[Items from a data source]
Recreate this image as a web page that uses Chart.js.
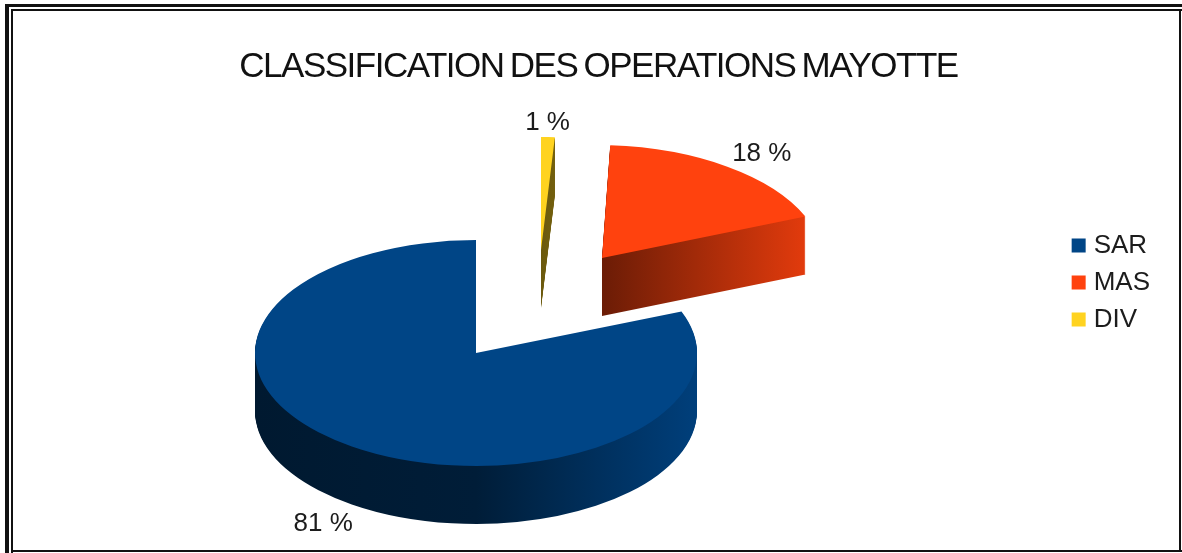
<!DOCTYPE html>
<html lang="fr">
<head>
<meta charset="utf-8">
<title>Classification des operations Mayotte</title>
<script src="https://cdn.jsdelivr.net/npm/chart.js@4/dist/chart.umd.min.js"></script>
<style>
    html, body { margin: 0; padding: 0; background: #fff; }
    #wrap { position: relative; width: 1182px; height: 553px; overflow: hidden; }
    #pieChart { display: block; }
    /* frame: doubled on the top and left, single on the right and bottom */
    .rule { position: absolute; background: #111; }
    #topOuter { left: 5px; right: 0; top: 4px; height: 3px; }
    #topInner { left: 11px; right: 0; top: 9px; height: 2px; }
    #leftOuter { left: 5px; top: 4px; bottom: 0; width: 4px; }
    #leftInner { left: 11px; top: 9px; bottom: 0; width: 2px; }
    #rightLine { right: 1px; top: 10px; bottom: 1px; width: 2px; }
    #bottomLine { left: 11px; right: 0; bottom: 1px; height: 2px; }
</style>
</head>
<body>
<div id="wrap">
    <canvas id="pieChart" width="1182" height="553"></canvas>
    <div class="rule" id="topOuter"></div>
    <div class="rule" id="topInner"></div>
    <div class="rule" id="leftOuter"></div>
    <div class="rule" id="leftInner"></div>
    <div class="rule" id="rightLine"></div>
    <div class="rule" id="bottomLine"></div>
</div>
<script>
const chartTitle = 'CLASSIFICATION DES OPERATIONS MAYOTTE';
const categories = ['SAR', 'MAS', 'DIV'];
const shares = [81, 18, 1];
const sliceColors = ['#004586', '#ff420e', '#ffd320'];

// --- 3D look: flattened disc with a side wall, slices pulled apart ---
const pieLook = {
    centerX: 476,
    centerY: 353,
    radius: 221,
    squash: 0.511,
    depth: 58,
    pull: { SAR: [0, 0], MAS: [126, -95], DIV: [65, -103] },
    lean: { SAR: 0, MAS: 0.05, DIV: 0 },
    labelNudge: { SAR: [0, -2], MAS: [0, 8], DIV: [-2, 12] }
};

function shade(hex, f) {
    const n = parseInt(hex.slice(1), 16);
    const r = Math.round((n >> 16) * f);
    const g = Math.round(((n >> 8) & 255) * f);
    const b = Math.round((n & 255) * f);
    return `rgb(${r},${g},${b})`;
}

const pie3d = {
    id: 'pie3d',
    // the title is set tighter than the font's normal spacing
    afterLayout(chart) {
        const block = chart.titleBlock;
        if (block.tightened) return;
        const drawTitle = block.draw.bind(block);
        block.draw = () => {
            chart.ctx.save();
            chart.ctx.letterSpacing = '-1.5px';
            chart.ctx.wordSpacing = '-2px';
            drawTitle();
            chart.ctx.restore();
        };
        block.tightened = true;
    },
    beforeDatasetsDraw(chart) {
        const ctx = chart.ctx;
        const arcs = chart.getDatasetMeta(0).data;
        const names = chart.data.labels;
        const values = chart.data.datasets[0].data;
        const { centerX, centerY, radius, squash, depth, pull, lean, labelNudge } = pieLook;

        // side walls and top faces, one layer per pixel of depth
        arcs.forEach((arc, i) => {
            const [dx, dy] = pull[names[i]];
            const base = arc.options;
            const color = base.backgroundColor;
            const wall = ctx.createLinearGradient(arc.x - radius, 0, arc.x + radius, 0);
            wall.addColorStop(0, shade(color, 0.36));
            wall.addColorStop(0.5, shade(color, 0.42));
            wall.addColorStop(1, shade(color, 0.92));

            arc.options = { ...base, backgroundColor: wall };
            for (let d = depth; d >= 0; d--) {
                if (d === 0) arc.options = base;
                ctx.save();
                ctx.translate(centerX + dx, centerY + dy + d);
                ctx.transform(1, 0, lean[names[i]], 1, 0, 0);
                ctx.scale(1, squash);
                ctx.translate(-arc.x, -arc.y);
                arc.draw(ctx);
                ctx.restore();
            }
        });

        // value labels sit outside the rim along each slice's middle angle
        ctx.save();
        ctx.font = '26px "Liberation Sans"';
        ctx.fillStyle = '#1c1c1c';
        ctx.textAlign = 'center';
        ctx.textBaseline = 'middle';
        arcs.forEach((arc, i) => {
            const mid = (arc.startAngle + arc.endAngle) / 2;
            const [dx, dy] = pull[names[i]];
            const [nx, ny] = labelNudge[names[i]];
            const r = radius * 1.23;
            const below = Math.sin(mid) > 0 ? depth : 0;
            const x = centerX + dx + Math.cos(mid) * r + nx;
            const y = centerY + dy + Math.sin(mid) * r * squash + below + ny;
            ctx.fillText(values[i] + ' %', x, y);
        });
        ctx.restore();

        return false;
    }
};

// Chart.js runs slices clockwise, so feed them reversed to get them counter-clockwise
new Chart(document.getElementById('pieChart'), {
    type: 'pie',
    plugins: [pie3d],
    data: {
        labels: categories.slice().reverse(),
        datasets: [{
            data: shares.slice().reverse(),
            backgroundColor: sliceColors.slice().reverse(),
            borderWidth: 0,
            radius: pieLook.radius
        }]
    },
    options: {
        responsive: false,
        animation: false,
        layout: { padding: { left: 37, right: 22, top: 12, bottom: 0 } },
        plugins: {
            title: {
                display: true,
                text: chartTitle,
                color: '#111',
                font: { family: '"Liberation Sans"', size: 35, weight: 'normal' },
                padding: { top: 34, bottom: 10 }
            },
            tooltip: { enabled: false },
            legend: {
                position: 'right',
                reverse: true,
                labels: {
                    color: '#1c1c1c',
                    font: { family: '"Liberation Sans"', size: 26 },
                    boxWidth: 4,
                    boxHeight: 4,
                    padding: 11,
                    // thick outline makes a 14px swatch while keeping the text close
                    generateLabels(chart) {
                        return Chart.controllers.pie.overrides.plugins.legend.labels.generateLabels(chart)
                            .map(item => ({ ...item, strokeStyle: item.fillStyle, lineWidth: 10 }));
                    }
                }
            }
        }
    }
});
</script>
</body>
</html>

--

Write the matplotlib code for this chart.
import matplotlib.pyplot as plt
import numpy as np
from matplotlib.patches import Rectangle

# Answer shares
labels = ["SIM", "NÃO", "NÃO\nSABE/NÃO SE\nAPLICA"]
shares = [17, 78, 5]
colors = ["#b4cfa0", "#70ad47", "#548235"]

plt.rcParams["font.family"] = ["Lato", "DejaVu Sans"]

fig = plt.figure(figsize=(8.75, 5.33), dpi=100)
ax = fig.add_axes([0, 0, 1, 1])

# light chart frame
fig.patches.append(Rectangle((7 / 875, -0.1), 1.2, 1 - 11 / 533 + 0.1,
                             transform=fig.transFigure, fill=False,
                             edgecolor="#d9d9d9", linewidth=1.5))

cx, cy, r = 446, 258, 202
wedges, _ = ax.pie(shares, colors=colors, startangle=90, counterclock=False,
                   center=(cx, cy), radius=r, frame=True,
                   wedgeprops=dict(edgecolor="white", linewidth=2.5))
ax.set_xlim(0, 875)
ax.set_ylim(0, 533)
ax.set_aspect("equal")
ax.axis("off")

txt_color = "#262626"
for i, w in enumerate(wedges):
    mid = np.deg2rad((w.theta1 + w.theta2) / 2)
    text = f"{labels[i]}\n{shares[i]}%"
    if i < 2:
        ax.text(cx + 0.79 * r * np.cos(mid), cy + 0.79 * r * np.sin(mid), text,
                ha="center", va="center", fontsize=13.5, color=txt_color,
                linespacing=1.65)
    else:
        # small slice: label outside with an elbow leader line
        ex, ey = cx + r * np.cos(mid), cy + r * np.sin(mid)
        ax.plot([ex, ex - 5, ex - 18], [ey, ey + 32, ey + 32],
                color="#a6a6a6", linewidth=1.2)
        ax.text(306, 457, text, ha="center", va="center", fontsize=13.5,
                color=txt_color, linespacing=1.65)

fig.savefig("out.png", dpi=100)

**What the task requires:** Pull out every line of the records above that contains the word "matplotlib".

**Reply to the task:**
Write the matplotlib code for this chart.
import matplotlib.pyplot as plt
from matplotlib.patches import Rectangle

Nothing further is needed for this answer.